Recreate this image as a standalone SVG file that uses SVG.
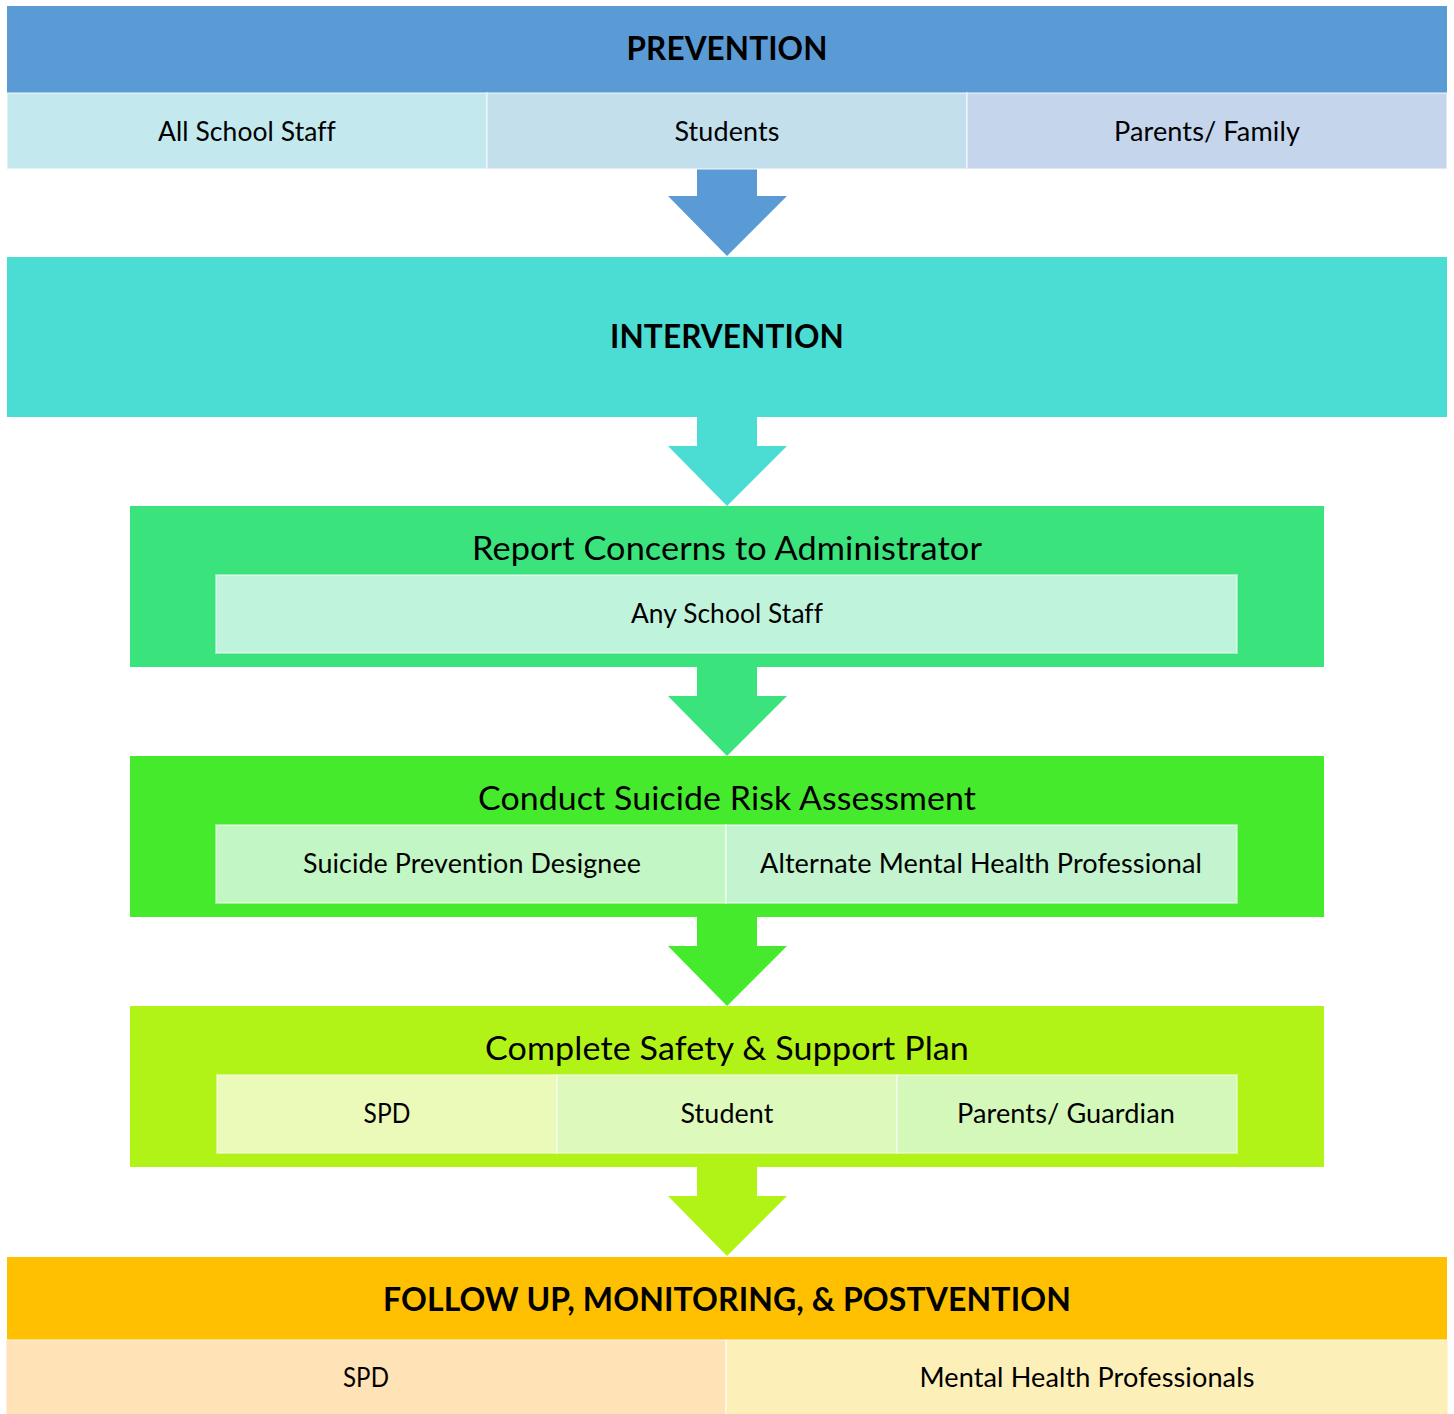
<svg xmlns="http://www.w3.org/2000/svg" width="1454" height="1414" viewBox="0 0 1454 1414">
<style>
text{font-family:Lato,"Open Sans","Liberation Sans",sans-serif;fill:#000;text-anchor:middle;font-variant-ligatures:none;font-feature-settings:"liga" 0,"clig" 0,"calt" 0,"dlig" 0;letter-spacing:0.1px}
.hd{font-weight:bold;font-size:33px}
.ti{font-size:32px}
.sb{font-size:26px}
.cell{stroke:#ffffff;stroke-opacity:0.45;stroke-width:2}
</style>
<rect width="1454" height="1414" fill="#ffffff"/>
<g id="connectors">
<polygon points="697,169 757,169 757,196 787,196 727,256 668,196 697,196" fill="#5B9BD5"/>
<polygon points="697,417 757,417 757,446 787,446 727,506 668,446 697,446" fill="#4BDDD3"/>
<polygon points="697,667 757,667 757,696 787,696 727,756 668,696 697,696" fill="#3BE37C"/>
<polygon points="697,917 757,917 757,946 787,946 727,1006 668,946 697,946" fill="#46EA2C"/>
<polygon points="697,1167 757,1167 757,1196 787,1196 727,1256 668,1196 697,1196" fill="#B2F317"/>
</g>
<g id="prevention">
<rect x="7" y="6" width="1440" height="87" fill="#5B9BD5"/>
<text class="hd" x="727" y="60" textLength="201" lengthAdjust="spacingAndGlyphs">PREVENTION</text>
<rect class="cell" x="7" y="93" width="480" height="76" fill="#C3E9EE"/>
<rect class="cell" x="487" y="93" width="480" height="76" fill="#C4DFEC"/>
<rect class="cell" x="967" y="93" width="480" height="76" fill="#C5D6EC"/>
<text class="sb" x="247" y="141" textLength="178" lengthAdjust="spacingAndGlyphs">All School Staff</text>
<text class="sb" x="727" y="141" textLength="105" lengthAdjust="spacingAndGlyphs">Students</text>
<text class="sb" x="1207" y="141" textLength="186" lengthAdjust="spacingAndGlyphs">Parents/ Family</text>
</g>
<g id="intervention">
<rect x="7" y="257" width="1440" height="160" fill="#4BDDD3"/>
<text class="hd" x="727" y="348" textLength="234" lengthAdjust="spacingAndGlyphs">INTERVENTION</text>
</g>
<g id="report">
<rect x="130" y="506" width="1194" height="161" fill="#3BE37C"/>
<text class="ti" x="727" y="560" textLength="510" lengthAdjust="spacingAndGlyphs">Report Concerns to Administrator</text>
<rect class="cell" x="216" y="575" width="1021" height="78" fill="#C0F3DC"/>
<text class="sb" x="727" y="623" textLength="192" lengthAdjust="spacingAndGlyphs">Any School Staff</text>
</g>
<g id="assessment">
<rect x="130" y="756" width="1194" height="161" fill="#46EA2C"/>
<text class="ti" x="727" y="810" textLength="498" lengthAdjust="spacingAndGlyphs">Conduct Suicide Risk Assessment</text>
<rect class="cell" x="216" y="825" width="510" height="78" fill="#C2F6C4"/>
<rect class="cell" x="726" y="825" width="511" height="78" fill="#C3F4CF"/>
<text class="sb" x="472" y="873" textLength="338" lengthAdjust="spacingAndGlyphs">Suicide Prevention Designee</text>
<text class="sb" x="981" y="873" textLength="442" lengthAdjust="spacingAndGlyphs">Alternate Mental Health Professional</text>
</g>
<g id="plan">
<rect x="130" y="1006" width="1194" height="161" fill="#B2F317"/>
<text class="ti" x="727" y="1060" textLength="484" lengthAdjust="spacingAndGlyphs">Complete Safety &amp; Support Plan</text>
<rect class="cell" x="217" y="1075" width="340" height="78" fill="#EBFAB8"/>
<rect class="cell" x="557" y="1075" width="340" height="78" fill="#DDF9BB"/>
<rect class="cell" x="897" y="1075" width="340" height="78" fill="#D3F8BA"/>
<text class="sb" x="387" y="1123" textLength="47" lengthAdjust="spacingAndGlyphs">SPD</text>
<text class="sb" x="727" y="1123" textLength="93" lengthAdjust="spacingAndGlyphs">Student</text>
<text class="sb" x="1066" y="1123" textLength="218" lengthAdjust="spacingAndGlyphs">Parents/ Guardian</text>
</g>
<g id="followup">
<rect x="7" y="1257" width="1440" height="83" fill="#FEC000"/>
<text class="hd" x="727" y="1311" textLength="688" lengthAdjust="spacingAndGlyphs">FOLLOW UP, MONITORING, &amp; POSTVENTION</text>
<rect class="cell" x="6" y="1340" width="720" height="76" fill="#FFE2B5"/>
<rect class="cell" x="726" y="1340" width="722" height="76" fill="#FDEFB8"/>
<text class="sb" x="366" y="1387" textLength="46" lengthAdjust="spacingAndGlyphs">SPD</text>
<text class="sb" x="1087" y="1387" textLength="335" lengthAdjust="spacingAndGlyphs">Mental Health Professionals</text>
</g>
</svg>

::::::::

Task instructions: Copy the data character for character, but drop all pictures from the copy.

Exercise answer:
Recreate this image as a standalone SVG file that uses SVG.
<svg xmlns="http://www.w3.org/2000/svg" width="1454" height="1414" viewBox="0 0 1454 1414">
<style>
text{font-family:Lato,"Open Sans","Liberation Sans",sans-serif;fill:#000;text-anchor:middle;font-variant-ligatures:none;font-feature-settings:"liga" 0,"clig" 0,"calt" 0,"dlig" 0;letter-spacing:0.1px}
.hd{font-weight:bold;font-size:33px}
.ti{font-size:32px}
.sb{font-size:26px}
.cell{stroke:#ffffff;stroke-opacity:0.45;stroke-width:2}
</style>
<rect width="1454" height="1414" fill="#ffffff"/>
<g id="connectors">
<polygon points="697,169 757,169 757,196 787,196 727,256 668,196 697,196" fill="#5B9BD5"/>
<polygon points="697,417 757,417 757,446 787,446 727,506 668,446 697,446" fill="#4BDDD3"/>
<polygon points="697,667 757,667 757,696 787,696 727,756 668,696 697,696" fill="#3BE37C"/>
<polygon points="697,917 757,917 757,946 787,946 727,1006 668,946 697,946" fill="#46EA2C"/>
<polygon points="697,1167 757,1167 757,1196 787,1196 727,1256 668,1196 697,1196" fill="#B2F317"/>
</g>
<g id="prevention">
<rect x="7" y="6" width="1440" height="87" fill="#5B9BD5"/>
<text class="hd" x="727" y="60" textLength="201" lengthAdjust="spacingAndGlyphs">PREVENTION</text>
<rect class="cell" x="7" y="93" width="480" height="76" fill="#C3E9EE"/>
<rect class="cell" x="487" y="93" width="480" height="76" fill="#C4DFEC"/>
<rect class="cell" x="967" y="93" width="480" height="76" fill="#C5D6EC"/>
<text class="sb" x="247" y="141" textLength="178" lengthAdjust="spacingAndGlyphs">All School Staff</text>
<text class="sb" x="727" y="141" textLength="105" lengthAdjust="spacingAndGlyphs">Students</text>
<text class="sb" x="1207" y="141" textLength="186" lengthAdjust="spacingAndGlyphs">Parents/ Family</text>
</g>
<g id="intervention">
<rect x="7" y="257" width="1440" height="160" fill="#4BDDD3"/>
<text class="hd" x="727" y="348" textLength="234" lengthAdjust="spacingAndGlyphs">INTERVENTION</text>
</g>
<g id="report">
<rect x="130" y="506" width="1194" height="161" fill="#3BE37C"/>
<text class="ti" x="727" y="560" textLength="510" lengthAdjust="spacingAndGlyphs">Report Concerns to Administrator</text>
<rect class="cell" x="216" y="575" width="1021" height="78" fill="#C0F3DC"/>
<text class="sb" x="727" y="623" textLength="192" lengthAdjust="spacingAndGlyphs">Any School Staff</text>
</g>
<g id="assessment">
<rect x="130" y="756" width="1194" height="161" fill="#46EA2C"/>
<text class="ti" x="727" y="810" textLength="498" lengthAdjust="spacingAndGlyphs">Conduct Suicide Risk Assessment</text>
<rect class="cell" x="216" y="825" width="510" height="78" fill="#C2F6C4"/>
<rect class="cell" x="726" y="825" width="511" height="78" fill="#C3F4CF"/>
<text class="sb" x="472" y="873" textLength="338" lengthAdjust="spacingAndGlyphs">Suicide Prevention Designee</text>
<text class="sb" x="981" y="873" textLength="442" lengthAdjust="spacingAndGlyphs">Alternate Mental Health Professional</text>
</g>
<g id="plan">
<rect x="130" y="1006" width="1194" height="161" fill="#B2F317"/>
<text class="ti" x="727" y="1060" textLength="484" lengthAdjust="spacingAndGlyphs">Complete Safety &amp; Support Plan</text>
<rect class="cell" x="217" y="1075" width="340" height="78" fill="#EBFAB8"/>
<rect class="cell" x="557" y="1075" width="340" height="78" fill="#DDF9BB"/>
<rect class="cell" x="897" y="1075" width="340" height="78" fill="#D3F8BA"/>
<text class="sb" x="387" y="1123" textLength="47" lengthAdjust="spacingAndGlyphs">SPD</text>
<text class="sb" x="727" y="1123" textLength="93" lengthAdjust="spacingAndGlyphs">Student</text>
<text class="sb" x="1066" y="1123" textLength="218" lengthAdjust="spacingAndGlyphs">Parents/ Guardian</text>
</g>
<g id="followup">
<rect x="7" y="1257" width="1440" height="83" fill="#FEC000"/>
<text class="hd" x="727" y="1311" textLength="688" lengthAdjust="spacingAndGlyphs">FOLLOW UP, MONITORING, &amp; POSTVENTION</text>
<rect class="cell" x="6" y="1340" width="720" height="76" fill="#FFE2B5"/>
<rect class="cell" x="726" y="1340" width="722" height="76" fill="#FDEFB8"/>
<text class="sb" x="366" y="1387" textLength="46" lengthAdjust="spacingAndGlyphs">SPD</text>
<text class="sb" x="1087" y="1387" textLength="335" lengthAdjust="spacingAndGlyphs">Mental Health Professionals</text>
</g>
</svg>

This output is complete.